Area D4 was opened in 2004 north of D2. It was excavated in a limited way in 2005, and not at all in 2006. We returned to it this season. The upper strata here consist of a very large structure – part of which was already excavated in area D2 many years ago (Stern at al 2000) – and part of which extends into area D1. One remarkable thing about it is the abundant re-use of earlier architectural elements – notably column drums – which led to an assumption that there might be Hellenistic public buildings beneath it.

As is the case in every area at Dor, it is clear that there are at least two different Roman strata in D4. Unlike most other areas, there is no distinct change in the layout of the building. Most of the walls from the earlier phase continue in use to the later. As already mentioned, it is possible that the plan of the building was substantially retained all the way from the Hellenistic period. This leads to some difficulty in assigning some of the features to phase D4/1 and / or D4/2, and several slightly-different schemes have been proposed.

Another problem is the function of the building. Initially the hypothesis was that it is a bathhouse (see report 2004, 2005). This was based on the fact that many installations obviously connected to the processing of liquids were found (hydraulic cement and/or [white] mosaic floors, plastered basins, channels and drains etc.); that quite a few fired (‘hypocaust’) tiles were found, and that a ceramic pipe leading water into the structure was found under one of the floors. This is the only building we know of at Dor that had in-door plumbing.

By 2005 it became clear that the structure is industrial – or at least that its use was altered to industry at some point. A round cutting in one of the cement floors is best explained as a base for a ‘donkey mill’ (or some other animal-driven machinery), and several large pyrotechnic installations (ovens or kilns) were found – some with tuyère openings.

The cement floors of the D4 structure

Figure 8 (p05D4-9010): The cement floors of the D4 structure with industrial installations cutting it. Note mill-base at back, oven / kiln at left with tuyère opening in the center, and terra-cotta pipe at right.

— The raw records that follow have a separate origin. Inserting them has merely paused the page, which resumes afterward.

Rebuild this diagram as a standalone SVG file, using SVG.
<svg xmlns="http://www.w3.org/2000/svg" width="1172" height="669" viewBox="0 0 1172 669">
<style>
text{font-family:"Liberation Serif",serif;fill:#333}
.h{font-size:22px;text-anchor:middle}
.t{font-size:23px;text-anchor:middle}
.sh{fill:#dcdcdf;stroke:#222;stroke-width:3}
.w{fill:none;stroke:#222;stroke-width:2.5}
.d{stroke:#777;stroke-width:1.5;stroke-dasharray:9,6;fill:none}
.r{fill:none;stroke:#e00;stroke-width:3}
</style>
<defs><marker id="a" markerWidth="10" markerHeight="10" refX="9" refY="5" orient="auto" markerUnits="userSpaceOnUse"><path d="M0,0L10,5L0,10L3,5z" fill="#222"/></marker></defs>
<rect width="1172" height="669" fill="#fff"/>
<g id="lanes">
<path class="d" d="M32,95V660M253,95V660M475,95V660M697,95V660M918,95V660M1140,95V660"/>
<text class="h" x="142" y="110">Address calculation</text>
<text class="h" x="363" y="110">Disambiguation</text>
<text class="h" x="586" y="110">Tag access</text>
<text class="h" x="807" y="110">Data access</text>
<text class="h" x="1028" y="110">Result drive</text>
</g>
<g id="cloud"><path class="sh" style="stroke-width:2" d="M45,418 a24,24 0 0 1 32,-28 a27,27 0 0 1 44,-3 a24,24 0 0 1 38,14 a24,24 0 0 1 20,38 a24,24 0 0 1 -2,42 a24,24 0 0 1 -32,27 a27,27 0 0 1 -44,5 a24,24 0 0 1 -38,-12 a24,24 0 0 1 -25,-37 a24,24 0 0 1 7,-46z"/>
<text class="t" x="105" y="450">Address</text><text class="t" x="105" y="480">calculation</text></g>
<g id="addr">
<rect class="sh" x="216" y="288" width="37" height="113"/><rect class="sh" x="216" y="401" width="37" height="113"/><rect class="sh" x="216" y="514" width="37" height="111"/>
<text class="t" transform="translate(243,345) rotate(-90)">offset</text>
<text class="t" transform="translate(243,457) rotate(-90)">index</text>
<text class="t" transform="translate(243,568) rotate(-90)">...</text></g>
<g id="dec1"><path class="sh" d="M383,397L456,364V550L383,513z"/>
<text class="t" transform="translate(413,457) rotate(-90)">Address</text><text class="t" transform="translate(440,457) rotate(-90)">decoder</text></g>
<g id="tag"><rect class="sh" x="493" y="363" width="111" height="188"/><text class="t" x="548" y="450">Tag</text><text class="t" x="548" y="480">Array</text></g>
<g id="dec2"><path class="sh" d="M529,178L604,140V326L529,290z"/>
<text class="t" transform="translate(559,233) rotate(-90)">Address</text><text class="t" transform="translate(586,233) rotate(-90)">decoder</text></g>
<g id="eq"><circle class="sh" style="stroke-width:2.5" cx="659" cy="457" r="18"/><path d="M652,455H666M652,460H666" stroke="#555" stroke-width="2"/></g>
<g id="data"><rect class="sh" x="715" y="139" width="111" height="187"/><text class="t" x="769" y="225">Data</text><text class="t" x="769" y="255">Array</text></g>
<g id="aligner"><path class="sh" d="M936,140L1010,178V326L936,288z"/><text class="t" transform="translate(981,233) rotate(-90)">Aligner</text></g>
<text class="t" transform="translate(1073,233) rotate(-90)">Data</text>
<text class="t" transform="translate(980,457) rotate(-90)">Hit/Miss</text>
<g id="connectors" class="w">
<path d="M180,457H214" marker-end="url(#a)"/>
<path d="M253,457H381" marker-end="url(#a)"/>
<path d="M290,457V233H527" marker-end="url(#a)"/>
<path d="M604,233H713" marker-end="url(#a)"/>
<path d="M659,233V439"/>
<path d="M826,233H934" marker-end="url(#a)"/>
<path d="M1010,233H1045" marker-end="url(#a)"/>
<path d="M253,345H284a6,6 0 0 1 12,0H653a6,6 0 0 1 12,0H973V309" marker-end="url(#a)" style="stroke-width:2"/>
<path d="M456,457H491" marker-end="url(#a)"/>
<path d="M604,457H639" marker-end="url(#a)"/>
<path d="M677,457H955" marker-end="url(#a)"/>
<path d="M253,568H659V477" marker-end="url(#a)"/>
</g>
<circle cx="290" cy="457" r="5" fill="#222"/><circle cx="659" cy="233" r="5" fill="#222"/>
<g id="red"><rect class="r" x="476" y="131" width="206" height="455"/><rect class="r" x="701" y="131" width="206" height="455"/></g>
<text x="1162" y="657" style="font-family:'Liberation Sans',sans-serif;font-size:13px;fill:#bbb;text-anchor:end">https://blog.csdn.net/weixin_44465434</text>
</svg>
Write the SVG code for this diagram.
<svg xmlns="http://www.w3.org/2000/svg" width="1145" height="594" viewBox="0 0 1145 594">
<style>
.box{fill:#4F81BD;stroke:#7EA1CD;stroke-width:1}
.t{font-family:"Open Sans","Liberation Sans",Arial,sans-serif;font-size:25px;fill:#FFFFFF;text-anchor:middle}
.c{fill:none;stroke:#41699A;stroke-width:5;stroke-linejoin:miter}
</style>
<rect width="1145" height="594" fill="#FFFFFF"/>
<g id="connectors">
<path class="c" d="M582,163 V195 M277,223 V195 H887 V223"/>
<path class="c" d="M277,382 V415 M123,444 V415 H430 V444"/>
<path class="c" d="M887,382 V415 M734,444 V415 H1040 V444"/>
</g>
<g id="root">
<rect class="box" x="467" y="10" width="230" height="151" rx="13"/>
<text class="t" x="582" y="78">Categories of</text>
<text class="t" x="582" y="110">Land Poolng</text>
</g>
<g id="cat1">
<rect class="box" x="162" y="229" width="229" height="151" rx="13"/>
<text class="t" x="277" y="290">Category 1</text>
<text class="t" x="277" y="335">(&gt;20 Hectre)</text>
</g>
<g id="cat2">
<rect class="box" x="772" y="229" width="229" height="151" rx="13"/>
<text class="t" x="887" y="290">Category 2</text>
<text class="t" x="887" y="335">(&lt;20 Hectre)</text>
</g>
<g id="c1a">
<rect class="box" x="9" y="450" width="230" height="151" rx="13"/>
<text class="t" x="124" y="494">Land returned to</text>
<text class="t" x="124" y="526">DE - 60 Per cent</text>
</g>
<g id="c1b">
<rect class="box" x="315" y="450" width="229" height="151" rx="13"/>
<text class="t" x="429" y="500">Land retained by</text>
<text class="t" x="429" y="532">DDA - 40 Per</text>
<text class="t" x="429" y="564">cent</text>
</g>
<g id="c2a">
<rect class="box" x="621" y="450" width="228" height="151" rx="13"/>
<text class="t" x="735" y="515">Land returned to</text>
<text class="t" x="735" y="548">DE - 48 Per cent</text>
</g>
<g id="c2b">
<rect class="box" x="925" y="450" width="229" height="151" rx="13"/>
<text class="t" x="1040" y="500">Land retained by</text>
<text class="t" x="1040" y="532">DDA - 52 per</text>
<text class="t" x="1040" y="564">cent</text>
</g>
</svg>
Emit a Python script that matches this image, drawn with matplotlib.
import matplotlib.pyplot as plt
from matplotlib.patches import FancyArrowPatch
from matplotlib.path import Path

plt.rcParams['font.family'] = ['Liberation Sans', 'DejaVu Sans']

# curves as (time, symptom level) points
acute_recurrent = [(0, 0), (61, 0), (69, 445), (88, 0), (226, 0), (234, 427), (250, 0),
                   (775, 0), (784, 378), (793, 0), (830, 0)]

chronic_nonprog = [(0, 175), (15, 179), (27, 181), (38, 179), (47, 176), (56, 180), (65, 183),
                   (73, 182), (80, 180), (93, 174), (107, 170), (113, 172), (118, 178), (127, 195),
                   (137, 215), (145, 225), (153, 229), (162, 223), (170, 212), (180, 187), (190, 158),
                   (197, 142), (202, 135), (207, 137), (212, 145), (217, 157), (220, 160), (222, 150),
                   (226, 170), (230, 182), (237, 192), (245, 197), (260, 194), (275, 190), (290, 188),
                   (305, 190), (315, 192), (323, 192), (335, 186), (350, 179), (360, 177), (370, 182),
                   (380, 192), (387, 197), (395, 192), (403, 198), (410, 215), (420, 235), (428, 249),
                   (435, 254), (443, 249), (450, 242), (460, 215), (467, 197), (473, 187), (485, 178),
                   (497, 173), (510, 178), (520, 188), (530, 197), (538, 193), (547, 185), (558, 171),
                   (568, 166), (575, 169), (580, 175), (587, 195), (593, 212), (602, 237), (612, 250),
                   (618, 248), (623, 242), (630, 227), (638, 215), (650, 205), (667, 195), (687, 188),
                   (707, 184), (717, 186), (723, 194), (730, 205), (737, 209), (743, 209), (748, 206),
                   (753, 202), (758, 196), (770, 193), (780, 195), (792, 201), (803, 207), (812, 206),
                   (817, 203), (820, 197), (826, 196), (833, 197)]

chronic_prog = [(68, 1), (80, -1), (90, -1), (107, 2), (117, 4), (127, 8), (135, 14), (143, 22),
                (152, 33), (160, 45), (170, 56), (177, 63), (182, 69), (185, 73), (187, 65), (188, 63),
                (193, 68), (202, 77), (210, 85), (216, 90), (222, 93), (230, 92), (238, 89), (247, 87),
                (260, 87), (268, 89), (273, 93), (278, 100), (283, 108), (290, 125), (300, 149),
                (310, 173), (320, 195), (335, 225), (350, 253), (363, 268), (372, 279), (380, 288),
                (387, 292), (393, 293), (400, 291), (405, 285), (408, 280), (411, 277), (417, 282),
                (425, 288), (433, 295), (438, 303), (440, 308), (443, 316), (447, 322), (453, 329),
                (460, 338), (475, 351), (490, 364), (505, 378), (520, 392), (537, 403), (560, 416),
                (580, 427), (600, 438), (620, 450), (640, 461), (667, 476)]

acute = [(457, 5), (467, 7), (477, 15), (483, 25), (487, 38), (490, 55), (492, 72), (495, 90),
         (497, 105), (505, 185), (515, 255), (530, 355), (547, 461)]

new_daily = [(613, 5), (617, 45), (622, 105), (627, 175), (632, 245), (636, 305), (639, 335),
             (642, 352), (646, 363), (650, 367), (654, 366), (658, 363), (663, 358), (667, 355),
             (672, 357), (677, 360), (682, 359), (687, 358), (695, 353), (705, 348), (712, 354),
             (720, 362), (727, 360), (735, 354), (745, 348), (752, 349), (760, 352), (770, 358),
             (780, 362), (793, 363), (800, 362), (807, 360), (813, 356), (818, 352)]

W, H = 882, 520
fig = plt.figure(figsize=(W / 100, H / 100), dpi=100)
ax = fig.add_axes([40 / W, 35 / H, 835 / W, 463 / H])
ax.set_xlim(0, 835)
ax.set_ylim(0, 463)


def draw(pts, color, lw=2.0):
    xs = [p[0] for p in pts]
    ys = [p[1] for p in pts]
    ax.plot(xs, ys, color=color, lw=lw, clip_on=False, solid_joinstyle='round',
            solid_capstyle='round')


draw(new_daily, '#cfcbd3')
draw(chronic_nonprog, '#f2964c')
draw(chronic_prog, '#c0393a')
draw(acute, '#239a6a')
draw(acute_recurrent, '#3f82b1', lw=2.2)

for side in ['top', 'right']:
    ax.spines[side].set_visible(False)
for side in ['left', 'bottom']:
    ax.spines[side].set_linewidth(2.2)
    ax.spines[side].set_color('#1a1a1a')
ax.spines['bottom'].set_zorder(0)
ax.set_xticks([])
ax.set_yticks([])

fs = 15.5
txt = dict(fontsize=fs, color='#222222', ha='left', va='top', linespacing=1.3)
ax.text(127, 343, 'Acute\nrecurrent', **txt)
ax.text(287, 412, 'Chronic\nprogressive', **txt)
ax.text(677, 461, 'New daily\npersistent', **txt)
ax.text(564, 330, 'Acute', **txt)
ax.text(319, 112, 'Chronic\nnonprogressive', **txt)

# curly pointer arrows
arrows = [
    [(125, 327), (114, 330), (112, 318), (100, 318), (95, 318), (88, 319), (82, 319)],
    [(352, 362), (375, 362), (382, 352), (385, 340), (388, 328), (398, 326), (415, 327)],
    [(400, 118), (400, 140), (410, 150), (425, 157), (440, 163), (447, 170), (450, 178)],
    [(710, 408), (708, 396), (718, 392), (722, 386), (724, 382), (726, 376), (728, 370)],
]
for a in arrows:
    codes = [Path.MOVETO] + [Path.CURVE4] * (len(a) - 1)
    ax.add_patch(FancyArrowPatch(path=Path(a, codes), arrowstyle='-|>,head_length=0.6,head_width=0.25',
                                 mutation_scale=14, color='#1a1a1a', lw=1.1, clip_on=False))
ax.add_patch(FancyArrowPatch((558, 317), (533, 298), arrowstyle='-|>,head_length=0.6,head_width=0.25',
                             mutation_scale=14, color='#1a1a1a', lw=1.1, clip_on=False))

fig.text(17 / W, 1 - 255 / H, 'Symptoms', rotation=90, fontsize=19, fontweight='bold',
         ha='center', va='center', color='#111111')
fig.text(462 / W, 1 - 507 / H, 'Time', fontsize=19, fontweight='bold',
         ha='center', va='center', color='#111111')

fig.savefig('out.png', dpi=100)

This season we dismantled the upper set of (largely concrete) floors over most of this building to continue digging underneath. As most of the above-mentioned installations are dug under floor levels, however, much of the digging of them took place this season (and some remains for future seasons). The installations are of various types – some are round and lined with clay, some are built of stones and / or tiles. Some have working-pits in front of them (i.e. a separate pit is dug beneath floor-level in front of the installation, to allow loading / unloading and stoking it, through an opening in the installation wall facing the pit) and some do not. Some are double-chambered (i.e. have a separate firing-chamber) and some are apparently single-chambered. Some (namely the round clay-lined ones) show no evidence of very high temperatures, and some do.

Two kilns(?)

Figure 9: Two kilns(?) – a clay-lined one at left and a built one (constructed of stone and hypocaust tiles) at right.

We do not yet have any clue as to the purpose of these installations. They are rather big (and too numerous) to be bread-ovens, and at least some of them show evidence (structural or chemical) for high-temperature activities. Yet they are pretty small for pottery kilns, and there is no evidence for wastes, miss-fired, or un-fired pottery. No significant amount of slag of any kind was found. Nor do we know if all these different types of installations were for a single production-process or if different kinds of industries are all concentrated in one structure.

In as much as we saw that hypocaust tiles are used in industrial installations, the ‘bathhouse’ theory can be laid to rest. The structure shows none of the ornate attributes of Roman bathhouses. Whether or not all the industrial installations belong in phase 1 (i.e. the structure was built for some other purpose and only later was converted to industrial use) or do some belong already to phase 2, depends on the precise stratigraphic scheme one adopts. This is something that will be further investigated next season.